With the Shield Plus, Smith and Wesson has given the market a gun with millions of rounds of experience and credibility, proven popular ergonomics, and the presumption of staunch reliability. This is a tough combo to compete with.



The newest entry in this category was also a surprise to most people. Taurus, long known for making budget-friendly handguns that follow the popular trends – has tossed its hat into the ring with the new GX4. This pistol is among the smallest in the bunch and still holds 11 rounds in the magazine.

The design of the GX4 follows closely to the very popular TX22 in terms of ergonomics and grip texture. The GX4 is clearly much, much smaller – but the family resemblance is immediately obvious.
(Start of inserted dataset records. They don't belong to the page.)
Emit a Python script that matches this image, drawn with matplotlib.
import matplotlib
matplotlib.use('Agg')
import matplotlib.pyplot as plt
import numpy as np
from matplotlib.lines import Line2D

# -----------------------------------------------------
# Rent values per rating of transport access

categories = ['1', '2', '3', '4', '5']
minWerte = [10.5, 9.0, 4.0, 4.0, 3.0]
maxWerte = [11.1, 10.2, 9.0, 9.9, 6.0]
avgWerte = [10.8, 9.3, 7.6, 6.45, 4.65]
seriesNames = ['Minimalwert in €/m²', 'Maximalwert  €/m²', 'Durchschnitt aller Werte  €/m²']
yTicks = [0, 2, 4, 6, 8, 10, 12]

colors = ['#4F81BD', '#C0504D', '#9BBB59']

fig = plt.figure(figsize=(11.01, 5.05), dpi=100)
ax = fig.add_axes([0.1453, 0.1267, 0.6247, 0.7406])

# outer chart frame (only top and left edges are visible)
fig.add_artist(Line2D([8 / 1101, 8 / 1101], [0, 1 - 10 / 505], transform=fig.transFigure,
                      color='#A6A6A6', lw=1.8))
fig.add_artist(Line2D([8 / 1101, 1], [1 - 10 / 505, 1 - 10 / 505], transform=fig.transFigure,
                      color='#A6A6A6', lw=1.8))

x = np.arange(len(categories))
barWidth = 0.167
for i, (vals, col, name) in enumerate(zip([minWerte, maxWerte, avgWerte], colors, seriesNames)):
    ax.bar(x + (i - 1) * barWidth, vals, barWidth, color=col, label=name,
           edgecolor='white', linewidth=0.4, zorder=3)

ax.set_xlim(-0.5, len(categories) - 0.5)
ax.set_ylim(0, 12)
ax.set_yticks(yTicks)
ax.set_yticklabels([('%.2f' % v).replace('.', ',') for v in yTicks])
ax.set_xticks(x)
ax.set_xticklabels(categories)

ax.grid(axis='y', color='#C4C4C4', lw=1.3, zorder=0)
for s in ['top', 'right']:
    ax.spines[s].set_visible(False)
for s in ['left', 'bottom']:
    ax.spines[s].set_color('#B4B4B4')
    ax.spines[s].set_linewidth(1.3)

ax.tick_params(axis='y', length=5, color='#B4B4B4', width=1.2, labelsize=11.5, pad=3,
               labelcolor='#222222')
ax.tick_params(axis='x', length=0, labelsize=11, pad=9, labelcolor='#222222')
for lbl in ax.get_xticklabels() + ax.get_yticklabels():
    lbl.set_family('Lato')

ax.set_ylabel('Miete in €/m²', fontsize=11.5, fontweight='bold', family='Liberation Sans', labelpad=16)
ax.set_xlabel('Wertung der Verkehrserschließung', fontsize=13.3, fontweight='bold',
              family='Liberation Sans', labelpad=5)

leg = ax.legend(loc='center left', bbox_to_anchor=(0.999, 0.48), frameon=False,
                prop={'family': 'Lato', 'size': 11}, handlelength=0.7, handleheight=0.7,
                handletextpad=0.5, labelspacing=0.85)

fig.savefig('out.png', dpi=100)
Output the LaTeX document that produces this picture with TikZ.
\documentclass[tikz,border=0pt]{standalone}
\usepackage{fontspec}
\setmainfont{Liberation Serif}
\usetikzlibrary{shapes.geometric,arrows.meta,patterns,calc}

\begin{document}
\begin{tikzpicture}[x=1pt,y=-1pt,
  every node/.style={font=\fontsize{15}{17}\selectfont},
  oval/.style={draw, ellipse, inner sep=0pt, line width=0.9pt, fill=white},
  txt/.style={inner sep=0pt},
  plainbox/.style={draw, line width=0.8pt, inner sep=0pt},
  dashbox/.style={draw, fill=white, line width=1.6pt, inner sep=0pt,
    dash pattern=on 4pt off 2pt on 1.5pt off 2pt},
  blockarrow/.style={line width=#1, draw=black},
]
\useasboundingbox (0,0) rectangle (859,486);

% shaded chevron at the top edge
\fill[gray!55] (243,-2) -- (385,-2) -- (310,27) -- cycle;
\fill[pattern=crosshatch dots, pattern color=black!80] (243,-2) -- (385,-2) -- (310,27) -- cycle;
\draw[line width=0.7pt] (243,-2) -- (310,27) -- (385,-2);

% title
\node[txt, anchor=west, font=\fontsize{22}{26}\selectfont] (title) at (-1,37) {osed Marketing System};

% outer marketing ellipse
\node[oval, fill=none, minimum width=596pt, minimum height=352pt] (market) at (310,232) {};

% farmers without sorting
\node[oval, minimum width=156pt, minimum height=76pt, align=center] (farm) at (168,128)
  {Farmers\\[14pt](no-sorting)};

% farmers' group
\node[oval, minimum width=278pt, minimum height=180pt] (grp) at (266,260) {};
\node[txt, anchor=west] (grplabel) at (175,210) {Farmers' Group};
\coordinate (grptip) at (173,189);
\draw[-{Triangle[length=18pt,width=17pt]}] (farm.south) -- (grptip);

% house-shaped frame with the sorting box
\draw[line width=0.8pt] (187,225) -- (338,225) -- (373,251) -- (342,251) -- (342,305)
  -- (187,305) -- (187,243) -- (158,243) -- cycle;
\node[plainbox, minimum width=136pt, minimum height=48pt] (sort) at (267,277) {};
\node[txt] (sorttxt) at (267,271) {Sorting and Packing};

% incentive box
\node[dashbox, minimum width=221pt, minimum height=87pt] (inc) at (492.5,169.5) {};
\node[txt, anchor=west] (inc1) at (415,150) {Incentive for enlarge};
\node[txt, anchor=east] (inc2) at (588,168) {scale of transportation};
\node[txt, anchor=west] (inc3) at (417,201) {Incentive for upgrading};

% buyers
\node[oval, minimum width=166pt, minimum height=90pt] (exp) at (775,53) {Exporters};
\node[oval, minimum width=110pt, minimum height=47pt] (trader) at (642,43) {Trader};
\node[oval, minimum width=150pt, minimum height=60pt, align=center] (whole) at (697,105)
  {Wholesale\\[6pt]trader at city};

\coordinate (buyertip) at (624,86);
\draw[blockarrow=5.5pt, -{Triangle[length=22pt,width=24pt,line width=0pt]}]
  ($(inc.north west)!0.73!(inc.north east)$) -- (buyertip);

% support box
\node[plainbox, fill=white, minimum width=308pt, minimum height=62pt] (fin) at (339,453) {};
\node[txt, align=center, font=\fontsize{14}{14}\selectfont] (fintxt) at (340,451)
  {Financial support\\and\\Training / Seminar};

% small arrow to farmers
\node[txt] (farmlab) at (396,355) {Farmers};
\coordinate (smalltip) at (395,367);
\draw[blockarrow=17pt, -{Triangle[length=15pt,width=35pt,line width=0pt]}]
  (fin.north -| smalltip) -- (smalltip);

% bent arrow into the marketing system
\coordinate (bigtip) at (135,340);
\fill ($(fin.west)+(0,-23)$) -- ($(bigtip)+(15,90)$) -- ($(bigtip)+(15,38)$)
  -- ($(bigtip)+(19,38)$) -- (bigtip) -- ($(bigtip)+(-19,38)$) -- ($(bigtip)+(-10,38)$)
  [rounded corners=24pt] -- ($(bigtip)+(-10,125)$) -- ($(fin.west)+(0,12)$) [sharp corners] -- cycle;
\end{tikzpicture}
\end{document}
The controls are well placed and function very nicely. Similar to the P365 SAS, there is no takedown lever that protrudes from the frame, just a rotating pin. Taurus does provide a nifty little tool for this – in the form of a GX4-shaped-keychain.

This reviewer has found the trigger of the GX4 to be less than ideal – i.e., much heavier than necessary, but others have given it glowing marks. Perhaps this means there is inconsistency, or that my sample of one is an outlier. I mention it only as a consideration.


The availability of holsters and other accessories may not be as fast as for other brands, but if this little gem takes off in popularity, there will no doubt be a marketplace to support it. The pistol is remarkably small and yet feels very good in the hand. It is well equipped with good sights, and the fit and finish are top-notch. It also gives every indication of being very reliable and durable – I have not experienced a single malfunction with it. The GX4 certainly belongs on the list of Miracle-9s.


Now, THIS is a lineup of great carry options!

In the final analysis, it comes down to personal preferences – or even simple brand loyalty for most folks. The marketplace is responding in unison to the consumer’s demand for micro-sized pistols that carry 10 or more rounds of 9mm. I believe that we will see this trend continue and that this new form-factor will be expected of every gun maker. It’s a great time to be buying a carry gun!